Single out the lines of the material that contain "matplotlib" and copy them.

+++++

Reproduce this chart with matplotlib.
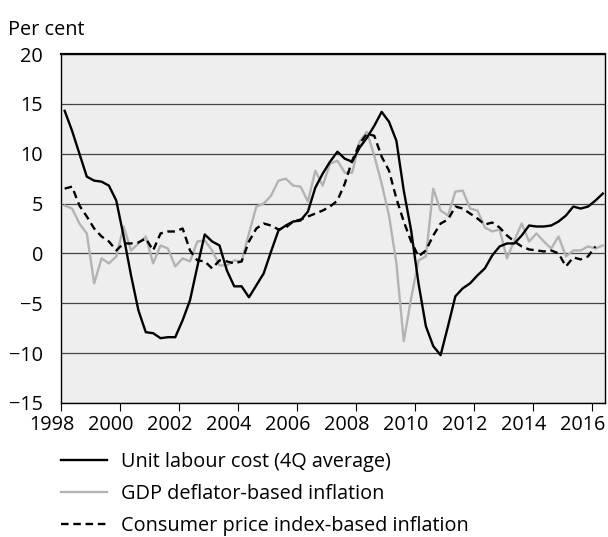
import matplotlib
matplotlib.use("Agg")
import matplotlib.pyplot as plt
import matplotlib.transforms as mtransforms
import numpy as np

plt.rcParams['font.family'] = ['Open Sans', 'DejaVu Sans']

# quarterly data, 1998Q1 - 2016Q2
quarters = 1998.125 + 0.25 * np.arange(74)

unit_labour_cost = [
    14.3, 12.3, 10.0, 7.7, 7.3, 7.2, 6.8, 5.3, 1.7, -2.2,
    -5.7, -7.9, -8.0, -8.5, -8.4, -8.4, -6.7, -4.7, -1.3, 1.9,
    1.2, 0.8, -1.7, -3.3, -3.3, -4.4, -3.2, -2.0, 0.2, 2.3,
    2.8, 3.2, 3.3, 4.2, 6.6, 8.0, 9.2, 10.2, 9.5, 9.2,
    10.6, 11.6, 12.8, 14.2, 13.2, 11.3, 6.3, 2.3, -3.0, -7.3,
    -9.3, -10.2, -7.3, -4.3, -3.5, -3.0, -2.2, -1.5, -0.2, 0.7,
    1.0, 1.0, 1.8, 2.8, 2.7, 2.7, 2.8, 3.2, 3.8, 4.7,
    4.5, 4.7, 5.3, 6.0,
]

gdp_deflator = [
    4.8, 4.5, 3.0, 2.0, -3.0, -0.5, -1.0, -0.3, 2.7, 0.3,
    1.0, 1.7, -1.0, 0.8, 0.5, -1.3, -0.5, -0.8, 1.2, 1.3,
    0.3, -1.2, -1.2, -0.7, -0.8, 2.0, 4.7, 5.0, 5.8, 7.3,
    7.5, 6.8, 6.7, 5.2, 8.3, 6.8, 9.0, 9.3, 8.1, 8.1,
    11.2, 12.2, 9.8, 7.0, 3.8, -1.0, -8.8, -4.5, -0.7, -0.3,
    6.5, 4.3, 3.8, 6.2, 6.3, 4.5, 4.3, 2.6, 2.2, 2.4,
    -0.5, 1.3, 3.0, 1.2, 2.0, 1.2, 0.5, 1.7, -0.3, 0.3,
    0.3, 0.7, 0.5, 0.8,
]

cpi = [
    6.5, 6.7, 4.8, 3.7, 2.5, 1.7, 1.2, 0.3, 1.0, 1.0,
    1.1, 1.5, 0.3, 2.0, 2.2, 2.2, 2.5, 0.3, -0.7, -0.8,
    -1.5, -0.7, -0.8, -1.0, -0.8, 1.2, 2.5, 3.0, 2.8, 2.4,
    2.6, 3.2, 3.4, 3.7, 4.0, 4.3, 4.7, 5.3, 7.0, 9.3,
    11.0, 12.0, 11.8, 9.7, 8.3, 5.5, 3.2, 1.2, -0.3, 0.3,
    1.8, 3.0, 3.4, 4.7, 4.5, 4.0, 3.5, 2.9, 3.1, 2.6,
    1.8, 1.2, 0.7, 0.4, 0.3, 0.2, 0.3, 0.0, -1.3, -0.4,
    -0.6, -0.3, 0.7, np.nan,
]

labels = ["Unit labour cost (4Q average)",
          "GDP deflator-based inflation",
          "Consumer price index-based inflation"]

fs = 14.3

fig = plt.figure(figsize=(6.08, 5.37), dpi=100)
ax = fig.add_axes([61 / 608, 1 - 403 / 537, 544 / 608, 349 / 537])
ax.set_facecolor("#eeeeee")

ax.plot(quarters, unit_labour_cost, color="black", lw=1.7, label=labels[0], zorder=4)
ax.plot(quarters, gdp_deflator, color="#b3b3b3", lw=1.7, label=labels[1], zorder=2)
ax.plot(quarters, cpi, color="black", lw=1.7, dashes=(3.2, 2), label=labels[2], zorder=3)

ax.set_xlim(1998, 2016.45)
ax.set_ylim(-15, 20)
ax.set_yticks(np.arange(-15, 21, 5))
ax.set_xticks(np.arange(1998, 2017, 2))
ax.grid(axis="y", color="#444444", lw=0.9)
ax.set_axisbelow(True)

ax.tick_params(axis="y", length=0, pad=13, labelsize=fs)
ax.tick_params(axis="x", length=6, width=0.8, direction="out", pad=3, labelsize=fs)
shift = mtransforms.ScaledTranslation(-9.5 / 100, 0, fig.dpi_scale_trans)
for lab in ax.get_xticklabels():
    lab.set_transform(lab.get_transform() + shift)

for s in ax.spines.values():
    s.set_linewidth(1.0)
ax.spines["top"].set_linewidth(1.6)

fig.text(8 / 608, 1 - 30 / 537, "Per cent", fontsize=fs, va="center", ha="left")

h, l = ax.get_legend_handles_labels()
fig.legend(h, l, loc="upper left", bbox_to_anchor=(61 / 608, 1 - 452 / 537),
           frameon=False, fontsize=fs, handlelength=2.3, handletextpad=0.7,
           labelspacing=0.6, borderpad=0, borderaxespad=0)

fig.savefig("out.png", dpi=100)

+++++

ANSWER BELOW =>
Reproduce this chart with matplotlib.
import matplotlib
matplotlib.use("Agg")
import matplotlib.pyplot as plt
import matplotlib.transforms as mtransforms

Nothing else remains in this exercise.